» YOUR TASK:
Locate the lines where "code" occurs and copy them as they stand.

» DATA SHOWN:
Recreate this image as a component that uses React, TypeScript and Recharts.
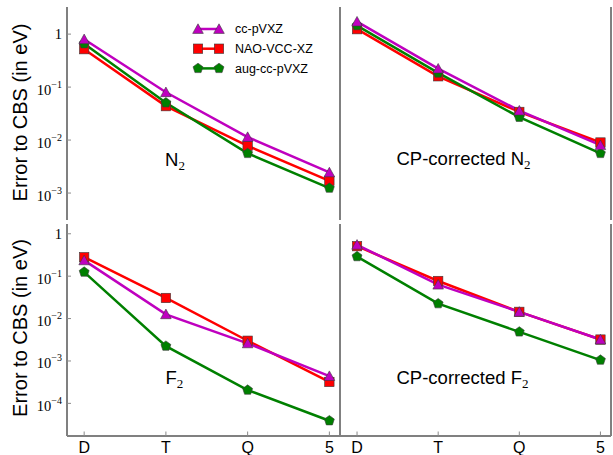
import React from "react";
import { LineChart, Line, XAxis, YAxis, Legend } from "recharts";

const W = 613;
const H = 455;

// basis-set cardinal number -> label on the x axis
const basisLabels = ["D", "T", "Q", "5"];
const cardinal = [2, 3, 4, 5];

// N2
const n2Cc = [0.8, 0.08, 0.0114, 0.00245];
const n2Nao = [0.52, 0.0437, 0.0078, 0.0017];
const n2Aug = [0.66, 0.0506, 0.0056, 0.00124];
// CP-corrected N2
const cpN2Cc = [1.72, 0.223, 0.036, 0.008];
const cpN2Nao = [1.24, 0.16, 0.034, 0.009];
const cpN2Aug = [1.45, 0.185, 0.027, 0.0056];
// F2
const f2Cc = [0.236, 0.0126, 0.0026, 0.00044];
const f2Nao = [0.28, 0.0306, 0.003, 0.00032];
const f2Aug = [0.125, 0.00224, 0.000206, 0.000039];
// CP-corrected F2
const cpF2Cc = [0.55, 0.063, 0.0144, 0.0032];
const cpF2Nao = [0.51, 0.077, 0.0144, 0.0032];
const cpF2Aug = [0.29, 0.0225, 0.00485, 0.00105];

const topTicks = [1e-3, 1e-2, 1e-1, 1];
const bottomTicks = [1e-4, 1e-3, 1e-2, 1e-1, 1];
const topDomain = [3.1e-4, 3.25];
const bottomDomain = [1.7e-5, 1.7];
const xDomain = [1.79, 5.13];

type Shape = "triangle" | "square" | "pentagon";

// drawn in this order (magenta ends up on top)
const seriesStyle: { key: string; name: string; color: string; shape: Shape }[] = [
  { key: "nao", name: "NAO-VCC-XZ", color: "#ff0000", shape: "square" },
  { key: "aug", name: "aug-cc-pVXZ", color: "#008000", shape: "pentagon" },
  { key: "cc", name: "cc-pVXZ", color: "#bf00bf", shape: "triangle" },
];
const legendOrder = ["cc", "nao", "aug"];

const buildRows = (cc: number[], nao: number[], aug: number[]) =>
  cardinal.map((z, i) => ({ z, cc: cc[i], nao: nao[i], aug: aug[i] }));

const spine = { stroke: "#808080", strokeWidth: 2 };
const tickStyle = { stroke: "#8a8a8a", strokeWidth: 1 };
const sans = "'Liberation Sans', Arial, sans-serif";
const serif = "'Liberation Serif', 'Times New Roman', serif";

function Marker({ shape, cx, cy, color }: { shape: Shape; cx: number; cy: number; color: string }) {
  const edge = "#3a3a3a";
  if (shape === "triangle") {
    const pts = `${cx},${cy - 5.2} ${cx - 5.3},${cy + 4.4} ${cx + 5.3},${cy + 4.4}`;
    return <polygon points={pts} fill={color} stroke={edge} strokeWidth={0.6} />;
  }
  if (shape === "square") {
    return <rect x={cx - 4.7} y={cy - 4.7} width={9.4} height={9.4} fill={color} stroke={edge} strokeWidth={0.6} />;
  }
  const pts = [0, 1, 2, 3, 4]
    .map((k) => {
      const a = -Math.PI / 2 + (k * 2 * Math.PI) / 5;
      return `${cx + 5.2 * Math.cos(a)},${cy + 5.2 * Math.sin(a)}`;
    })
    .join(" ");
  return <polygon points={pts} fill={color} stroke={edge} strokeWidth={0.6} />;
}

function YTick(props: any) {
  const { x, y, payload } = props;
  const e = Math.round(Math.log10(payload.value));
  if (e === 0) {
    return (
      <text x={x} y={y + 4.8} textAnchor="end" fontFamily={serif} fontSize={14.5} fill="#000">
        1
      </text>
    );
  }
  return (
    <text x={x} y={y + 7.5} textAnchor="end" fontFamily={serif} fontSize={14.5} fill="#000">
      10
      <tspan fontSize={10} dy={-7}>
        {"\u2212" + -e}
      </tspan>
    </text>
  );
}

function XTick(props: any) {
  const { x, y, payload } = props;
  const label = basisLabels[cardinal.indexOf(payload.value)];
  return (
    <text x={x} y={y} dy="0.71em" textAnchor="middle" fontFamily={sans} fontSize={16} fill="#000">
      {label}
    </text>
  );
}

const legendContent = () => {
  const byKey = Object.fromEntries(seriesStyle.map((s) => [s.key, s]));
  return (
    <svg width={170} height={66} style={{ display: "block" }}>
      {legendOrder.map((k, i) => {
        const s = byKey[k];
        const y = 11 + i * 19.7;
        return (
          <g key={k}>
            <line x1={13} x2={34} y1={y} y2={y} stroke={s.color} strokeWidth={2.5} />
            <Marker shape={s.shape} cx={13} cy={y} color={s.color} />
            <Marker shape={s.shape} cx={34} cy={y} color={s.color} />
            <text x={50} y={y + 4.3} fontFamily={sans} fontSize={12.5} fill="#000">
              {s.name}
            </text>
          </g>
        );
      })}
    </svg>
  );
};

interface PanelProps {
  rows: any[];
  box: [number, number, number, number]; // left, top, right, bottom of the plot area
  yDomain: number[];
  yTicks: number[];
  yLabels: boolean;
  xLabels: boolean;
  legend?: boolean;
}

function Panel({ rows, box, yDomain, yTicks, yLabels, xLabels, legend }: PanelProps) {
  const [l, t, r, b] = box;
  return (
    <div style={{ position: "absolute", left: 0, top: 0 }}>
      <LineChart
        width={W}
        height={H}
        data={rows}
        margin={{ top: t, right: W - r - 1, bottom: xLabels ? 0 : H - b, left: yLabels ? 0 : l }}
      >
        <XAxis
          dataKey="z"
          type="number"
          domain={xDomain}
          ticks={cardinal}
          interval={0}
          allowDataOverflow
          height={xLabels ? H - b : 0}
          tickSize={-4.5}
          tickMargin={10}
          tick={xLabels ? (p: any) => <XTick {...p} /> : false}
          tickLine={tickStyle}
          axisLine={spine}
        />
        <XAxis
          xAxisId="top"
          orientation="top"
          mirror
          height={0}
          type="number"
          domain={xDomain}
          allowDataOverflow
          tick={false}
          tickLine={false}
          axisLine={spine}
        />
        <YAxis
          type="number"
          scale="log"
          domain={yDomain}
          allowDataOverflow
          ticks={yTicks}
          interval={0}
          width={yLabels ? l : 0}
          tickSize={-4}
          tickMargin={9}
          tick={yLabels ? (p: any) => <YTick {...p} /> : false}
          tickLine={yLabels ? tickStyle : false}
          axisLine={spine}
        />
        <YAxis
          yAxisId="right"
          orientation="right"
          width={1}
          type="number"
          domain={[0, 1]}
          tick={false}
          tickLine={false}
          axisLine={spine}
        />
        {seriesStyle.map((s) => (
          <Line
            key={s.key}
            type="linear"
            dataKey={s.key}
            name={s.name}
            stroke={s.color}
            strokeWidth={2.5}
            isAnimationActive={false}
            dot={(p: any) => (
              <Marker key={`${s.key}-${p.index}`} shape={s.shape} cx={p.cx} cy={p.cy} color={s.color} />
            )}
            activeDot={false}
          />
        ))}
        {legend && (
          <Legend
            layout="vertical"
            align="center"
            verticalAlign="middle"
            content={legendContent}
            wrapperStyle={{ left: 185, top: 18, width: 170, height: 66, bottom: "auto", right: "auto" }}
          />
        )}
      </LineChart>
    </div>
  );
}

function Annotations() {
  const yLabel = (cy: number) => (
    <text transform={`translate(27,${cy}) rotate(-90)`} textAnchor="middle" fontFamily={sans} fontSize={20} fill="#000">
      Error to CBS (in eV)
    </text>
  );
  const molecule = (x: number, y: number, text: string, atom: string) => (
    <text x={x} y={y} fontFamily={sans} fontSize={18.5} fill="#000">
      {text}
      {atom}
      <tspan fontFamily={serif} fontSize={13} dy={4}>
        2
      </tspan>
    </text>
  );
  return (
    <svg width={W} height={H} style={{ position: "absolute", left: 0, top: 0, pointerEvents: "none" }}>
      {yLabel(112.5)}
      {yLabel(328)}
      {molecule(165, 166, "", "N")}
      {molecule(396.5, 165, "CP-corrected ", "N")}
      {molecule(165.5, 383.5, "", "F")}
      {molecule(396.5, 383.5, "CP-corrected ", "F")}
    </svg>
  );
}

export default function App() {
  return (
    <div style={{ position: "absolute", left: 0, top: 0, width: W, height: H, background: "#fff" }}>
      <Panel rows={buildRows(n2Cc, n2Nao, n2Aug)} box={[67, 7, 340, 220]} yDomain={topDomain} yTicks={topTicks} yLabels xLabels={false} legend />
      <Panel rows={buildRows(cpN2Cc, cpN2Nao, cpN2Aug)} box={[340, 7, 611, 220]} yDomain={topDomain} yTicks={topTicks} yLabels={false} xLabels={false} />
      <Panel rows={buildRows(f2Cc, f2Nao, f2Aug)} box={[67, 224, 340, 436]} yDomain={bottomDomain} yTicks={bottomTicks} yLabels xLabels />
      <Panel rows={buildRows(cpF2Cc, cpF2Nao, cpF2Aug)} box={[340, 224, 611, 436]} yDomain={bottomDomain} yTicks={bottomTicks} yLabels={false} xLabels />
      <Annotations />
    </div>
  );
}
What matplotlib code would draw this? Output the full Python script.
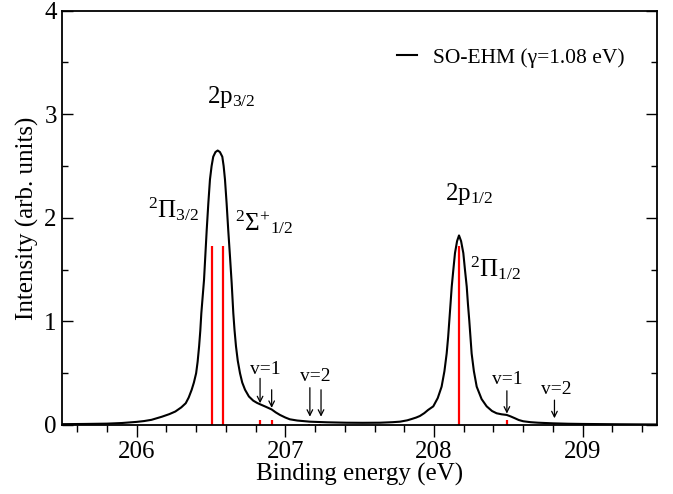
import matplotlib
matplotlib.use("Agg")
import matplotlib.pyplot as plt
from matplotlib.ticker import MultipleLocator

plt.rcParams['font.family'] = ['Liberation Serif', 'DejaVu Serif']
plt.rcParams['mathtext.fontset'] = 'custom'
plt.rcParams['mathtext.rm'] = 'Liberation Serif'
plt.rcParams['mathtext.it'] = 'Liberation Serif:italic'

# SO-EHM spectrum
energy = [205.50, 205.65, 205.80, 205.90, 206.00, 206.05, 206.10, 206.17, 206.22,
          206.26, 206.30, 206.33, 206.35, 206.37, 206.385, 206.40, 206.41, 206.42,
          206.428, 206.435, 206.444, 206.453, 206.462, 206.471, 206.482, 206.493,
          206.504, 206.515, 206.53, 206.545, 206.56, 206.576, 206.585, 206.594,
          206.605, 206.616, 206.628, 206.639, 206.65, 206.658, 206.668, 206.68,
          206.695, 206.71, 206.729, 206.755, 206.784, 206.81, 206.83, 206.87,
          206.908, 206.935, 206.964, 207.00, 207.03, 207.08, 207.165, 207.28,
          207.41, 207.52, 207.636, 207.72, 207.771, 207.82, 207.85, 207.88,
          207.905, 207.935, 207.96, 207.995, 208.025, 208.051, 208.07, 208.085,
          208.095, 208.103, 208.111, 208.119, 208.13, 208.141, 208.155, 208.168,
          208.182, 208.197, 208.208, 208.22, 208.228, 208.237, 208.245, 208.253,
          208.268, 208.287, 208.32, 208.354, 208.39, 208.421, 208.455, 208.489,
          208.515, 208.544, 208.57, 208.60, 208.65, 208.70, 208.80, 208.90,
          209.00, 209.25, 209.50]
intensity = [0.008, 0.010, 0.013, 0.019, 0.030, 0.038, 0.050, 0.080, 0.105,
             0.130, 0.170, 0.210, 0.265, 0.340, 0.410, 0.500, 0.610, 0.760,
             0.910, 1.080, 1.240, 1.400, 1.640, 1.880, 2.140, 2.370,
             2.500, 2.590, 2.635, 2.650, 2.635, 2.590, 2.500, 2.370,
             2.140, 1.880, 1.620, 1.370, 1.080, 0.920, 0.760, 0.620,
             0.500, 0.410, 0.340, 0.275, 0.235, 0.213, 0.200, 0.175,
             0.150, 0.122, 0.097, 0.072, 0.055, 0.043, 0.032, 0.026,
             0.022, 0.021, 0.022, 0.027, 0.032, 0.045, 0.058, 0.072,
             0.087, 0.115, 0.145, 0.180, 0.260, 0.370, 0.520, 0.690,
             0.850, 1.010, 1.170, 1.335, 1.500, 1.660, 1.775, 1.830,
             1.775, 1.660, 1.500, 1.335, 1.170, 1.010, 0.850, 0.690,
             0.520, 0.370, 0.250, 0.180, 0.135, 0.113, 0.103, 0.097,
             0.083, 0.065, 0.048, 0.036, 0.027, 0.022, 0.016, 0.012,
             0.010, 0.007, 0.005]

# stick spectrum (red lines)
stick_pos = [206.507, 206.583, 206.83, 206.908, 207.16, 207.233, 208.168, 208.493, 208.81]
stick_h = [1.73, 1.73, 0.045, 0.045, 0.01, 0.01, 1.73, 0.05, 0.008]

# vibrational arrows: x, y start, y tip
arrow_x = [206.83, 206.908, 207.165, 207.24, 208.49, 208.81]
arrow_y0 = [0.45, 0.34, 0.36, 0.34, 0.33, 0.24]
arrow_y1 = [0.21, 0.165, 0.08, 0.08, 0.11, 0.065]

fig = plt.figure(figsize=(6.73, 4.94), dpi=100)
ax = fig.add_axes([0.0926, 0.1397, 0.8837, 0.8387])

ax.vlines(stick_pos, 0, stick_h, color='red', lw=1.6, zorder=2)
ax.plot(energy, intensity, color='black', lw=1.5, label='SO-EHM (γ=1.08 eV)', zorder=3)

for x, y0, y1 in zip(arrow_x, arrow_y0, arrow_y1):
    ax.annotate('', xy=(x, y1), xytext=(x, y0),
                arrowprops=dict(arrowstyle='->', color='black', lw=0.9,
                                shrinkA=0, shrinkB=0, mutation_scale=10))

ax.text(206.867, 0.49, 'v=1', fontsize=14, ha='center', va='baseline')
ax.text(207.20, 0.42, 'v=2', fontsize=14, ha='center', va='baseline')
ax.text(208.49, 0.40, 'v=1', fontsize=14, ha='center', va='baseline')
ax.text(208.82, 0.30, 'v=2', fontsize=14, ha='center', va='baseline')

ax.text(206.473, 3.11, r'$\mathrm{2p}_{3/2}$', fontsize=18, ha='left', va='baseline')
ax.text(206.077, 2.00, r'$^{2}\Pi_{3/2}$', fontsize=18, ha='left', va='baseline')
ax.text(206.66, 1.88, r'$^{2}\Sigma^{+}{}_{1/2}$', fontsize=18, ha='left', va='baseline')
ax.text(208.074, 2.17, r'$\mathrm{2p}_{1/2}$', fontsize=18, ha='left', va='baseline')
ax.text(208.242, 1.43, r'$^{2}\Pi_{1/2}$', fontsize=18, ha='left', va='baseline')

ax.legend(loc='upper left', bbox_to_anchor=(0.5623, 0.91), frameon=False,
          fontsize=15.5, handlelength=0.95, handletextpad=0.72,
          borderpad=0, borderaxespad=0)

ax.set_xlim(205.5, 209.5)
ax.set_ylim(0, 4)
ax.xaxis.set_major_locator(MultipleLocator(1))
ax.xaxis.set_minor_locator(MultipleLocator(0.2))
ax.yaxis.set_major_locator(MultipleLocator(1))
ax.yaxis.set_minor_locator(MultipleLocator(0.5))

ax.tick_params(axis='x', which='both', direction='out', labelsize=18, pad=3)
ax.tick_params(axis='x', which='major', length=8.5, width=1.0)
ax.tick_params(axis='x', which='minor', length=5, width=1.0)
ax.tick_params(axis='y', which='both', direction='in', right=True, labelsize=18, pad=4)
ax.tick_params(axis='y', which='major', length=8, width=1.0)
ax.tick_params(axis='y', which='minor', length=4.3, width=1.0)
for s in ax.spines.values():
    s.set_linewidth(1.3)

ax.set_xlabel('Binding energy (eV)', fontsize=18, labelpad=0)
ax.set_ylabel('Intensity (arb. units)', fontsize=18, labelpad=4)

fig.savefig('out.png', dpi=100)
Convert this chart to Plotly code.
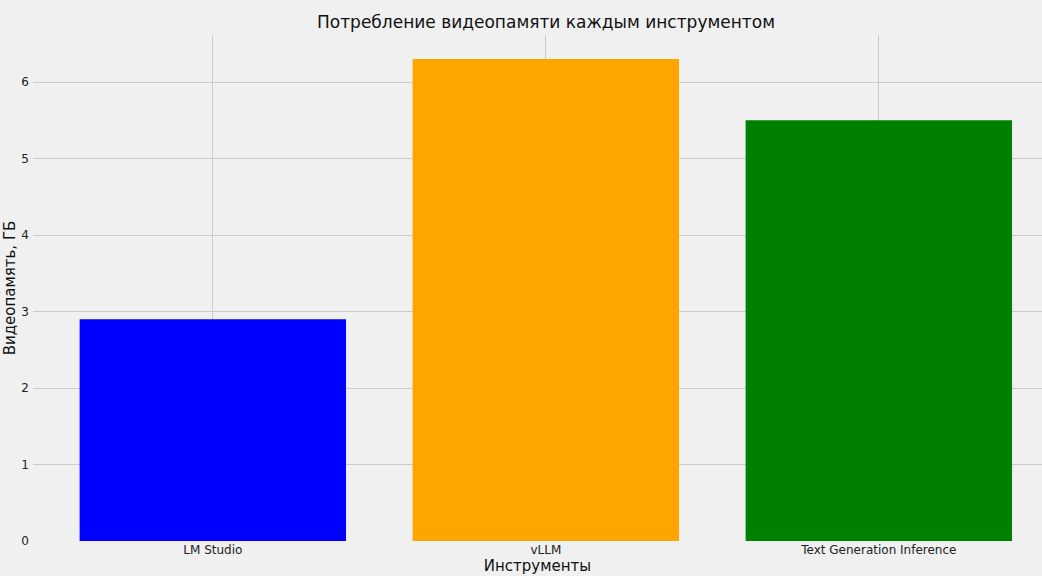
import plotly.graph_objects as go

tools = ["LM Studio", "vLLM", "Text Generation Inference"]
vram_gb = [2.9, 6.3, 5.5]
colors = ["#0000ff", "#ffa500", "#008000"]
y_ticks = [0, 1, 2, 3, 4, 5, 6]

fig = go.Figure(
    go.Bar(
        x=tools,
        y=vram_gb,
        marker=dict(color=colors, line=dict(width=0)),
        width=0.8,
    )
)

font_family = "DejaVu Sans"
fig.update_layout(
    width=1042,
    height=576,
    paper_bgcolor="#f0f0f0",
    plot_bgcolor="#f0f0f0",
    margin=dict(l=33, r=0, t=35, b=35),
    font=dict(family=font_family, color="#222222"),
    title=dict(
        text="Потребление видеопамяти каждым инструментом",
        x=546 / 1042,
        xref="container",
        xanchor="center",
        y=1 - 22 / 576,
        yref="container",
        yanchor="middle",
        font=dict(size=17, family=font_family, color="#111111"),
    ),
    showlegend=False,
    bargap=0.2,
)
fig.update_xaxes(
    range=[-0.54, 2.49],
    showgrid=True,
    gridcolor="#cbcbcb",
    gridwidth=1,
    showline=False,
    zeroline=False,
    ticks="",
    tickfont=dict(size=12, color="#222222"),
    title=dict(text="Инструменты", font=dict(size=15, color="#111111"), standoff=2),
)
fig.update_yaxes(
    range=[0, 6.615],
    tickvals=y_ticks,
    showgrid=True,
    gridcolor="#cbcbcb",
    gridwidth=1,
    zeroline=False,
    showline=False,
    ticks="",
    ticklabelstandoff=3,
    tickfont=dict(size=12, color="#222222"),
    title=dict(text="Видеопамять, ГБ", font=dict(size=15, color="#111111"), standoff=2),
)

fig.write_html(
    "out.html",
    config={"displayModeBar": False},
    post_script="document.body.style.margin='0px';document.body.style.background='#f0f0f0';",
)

» TASK RESULT:
What matplotlib code would draw this? Output the full Python script.
Convert this chart to Plotly code.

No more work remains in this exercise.